Video Transcript
The frequency table below gives the
heights of a group of students. Which of the following histograms
represents the given data?
In this question, we’re thinking
about histograms. When we have a histogram, on the
𝑦-axis, we have frequency density, rather than frequency, which we would have in a
bar chart. This is why if we have a quick look
at our options, on our first bar, the height doesn’t go up to 60 as this would be
simply representing the frequency. The frequency in a histogram is
found by calculating the areas of the bars. To create a histogram from the
given frequency table, the first thing we need to do is calculate the frequency
density for each class. We can find frequency density by
finding the frequency and dividing by the class width. And what exactly do we mean by
class width?
Well, if we take a look at our
first class, the height ℎ of this group of students, in the first interval, we have
the inequality that 150 is less than ℎ is less than or equal to 153 centimeters. In this interval, we would
therefore have students who are 151 centimeters, 152 centimeters, or 153
centimeters. We couldn’t have students here
exactly equal to 150 centimetres because of this inequality which doesn’t include
the equals to. The class width in this case would
be three. So to find the frequency density,
we would take our frequency of 60 and divide by the class width of three. And 60 divided by three is 20.

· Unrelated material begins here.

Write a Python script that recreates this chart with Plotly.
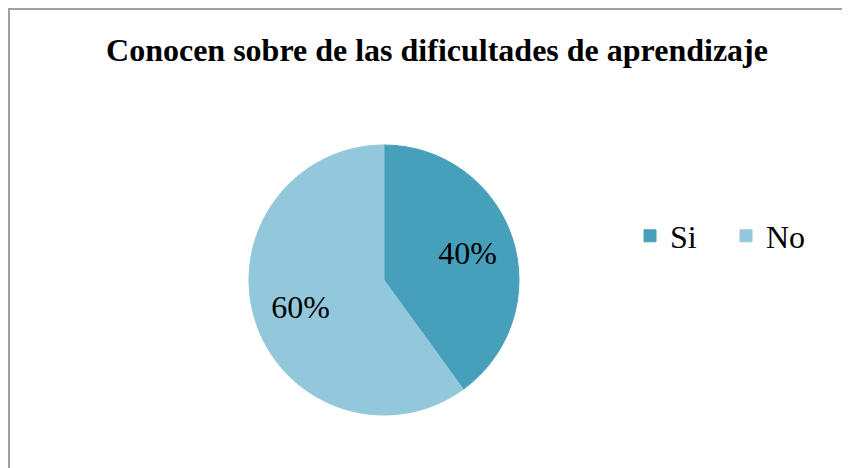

In the second class, we can find
our class width by having 156 subtract 153. In this case, the class width would
be three. The values in this interval would
be 154, 155, and 156. Easing the formula to find the
frequency density, we would take our frequency of 45, divide by the class width of
three. And we’d have a value of 15 for
this frequency density. In our next column, the class width
is a little bit more interesting. In this case, we can’t include the
value of 156 centimeters, since our inequality says that we can’t have an equals to
this value. This interval will go up to and
including the value of 157. So we just have one possible
value. Frequency density here is the
frequency of 30 divided by the class width of one, giving us a frequency density of
30.
The next class will have a class
width of five, since we have the values 158, 159, 160, 161, and 162. The frequency density is the
frequency of 100 divided by the class width of five, which is 20. In our final class interval, we’ll
have a frequency density of 15, as 45 divided by the class width of three gives us
15.
So let’s take a look at the
histogram given in option (A). Our first interval goes from 150 to
153. The frequency density is 20. The first histogram shows this bar
correctly. The interval of 153 to 156 has a
correct frequency density of 15. The third interval from 156 to 157,
however, in option (A) is not given correctly. Here, the frequency density would
be given as 15. We could assume that the person who
drew this histogram incorrectly worked out the class width as two. So we can rule out option (A) as
the histogram.
If we look at options (B) and (C),
both of these have the same correct two bars to begin with. If we take a close look at option
(B), the interval 156 to 157 we can see on the histogram is incorrectly given as the
interval from 156 to 159. So this bar is wrong. And we can rule out option (B) as
the histogram. We need to check that the other
bars in option (C) are completely correct. We can see that our third bar
correctly has a frequency density of 30. The fourth bar, which structures
correctly along from 157 to 162, does have a correct frequency density of 20. The final bar does correctly go
from 162 to 165 on our 𝑥-axis. And the frequency density is
correct at 15. We can therefore say that option
(C) is the histogram to represent the data in the frequency table.